The Rightmove House Price index in October showed that the traditional ‘autumn bounce’ or increase in activity failed to occur this year. This typically happens in September or October because people are keen to complete their sale before Christmas but in 2019, many buyers and sellers opted for a ‘do nothing’ approach.
This resulted in 13.5 per cent fewer properties being listed than in the same period in 2018. Average asking prices increased by just 0.6 per cent compared with an average rise of 1.6 per cent in the month of October over the previous ten years.
Interestingly though, although thousands of potential sellers are holding back, the number of sales agreed has been almost the same when compared with the same period a year ago. It seems that those buyers who do decide to move are committed to making it happen, so more sales are being completed than is the norm.
In order to minimise any further impact Brexit may have on your plans to buy and/or sell, you may wish to consider the following points:
After August’s growth figures showed the UK economy shrank by 0.2%—the first reduction since 2012—many in the City have called for Bank Rate to be cut. However, on 7 November 2019, the Bank’s Monetary Policy Committee (MPC) voted by a majority of 7-2 to maintain Bank Rate at 0.75%. Two of the nine MPC members wanted to lower rates to 0.5%. The decision continues the 14-month-long streak of leaving interest rates unchanged. But for the first time since June 2018, it wasn’t taken unanimously. Brexit has meant unpredictability, which could have an effect on interest rates moving forward.

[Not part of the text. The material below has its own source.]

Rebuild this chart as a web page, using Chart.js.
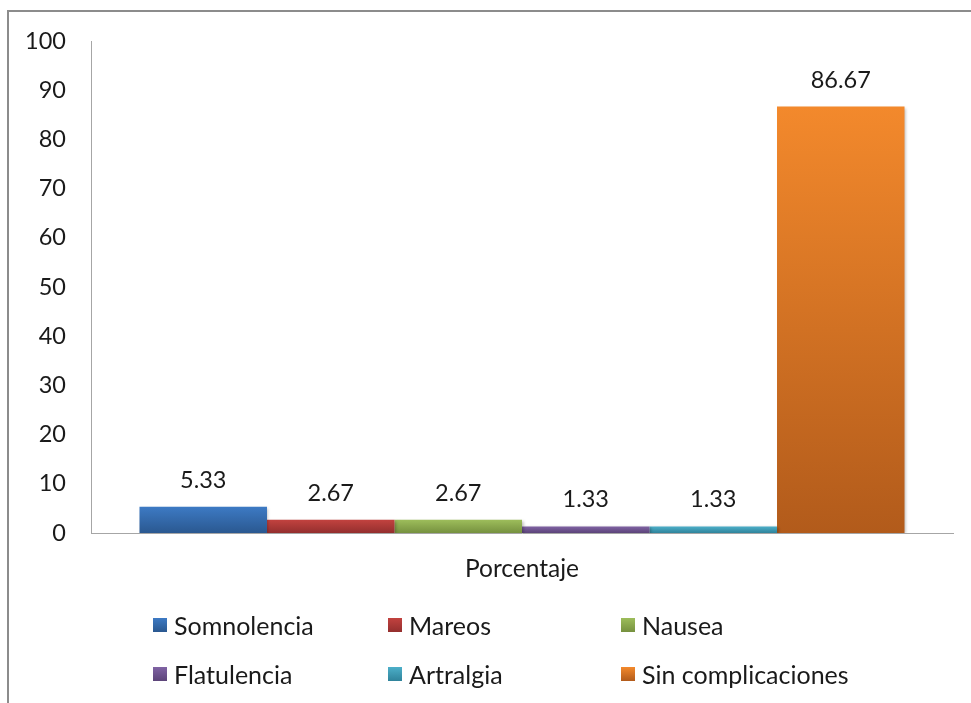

If possible, first time buyers should try and take out a mortgage while interest rates are still low. Fixed rate mortgages could be a good option so that repayments are Brexit proof for some time. Conversely, if growth remains weak, interest rates could fall, meaning tracker mortgages that rise and fall with base rate could be a better option. If you’re looking for the cheapest deal and aren’t phased by a potential rate rise, a tracker mortgage might be the best option.
New build or old home?
The advantage of buying a new build through a government scheme such as Help to Buy is that it helps you get on the property ladder with a small deposit. New builds do come at a property price premium, though, which could land you in negative equity if prices dropped suddenly after Brexit. At the moment, an older home is considered a safer investment.
Once in your new home, stay put
Brexit or no Brexit, this is a good strategy. Moving in itself is expensive and house prices are likely to fluctuate so find a house you really like and that you will be happy to stay in for a good number of years.
Already a homeowner?
Now could be a sensible time to move if you already own your own home, especially if you’re planning to move to London or the South East. Prices there have dropped by as much as five per cent, so provided houses are selling in your own area, it could be an opportunity to buy a property that you’d previously considered out of your price range.
Please remember that your home may be repossessed if you do not keep up repayments on your mortgage.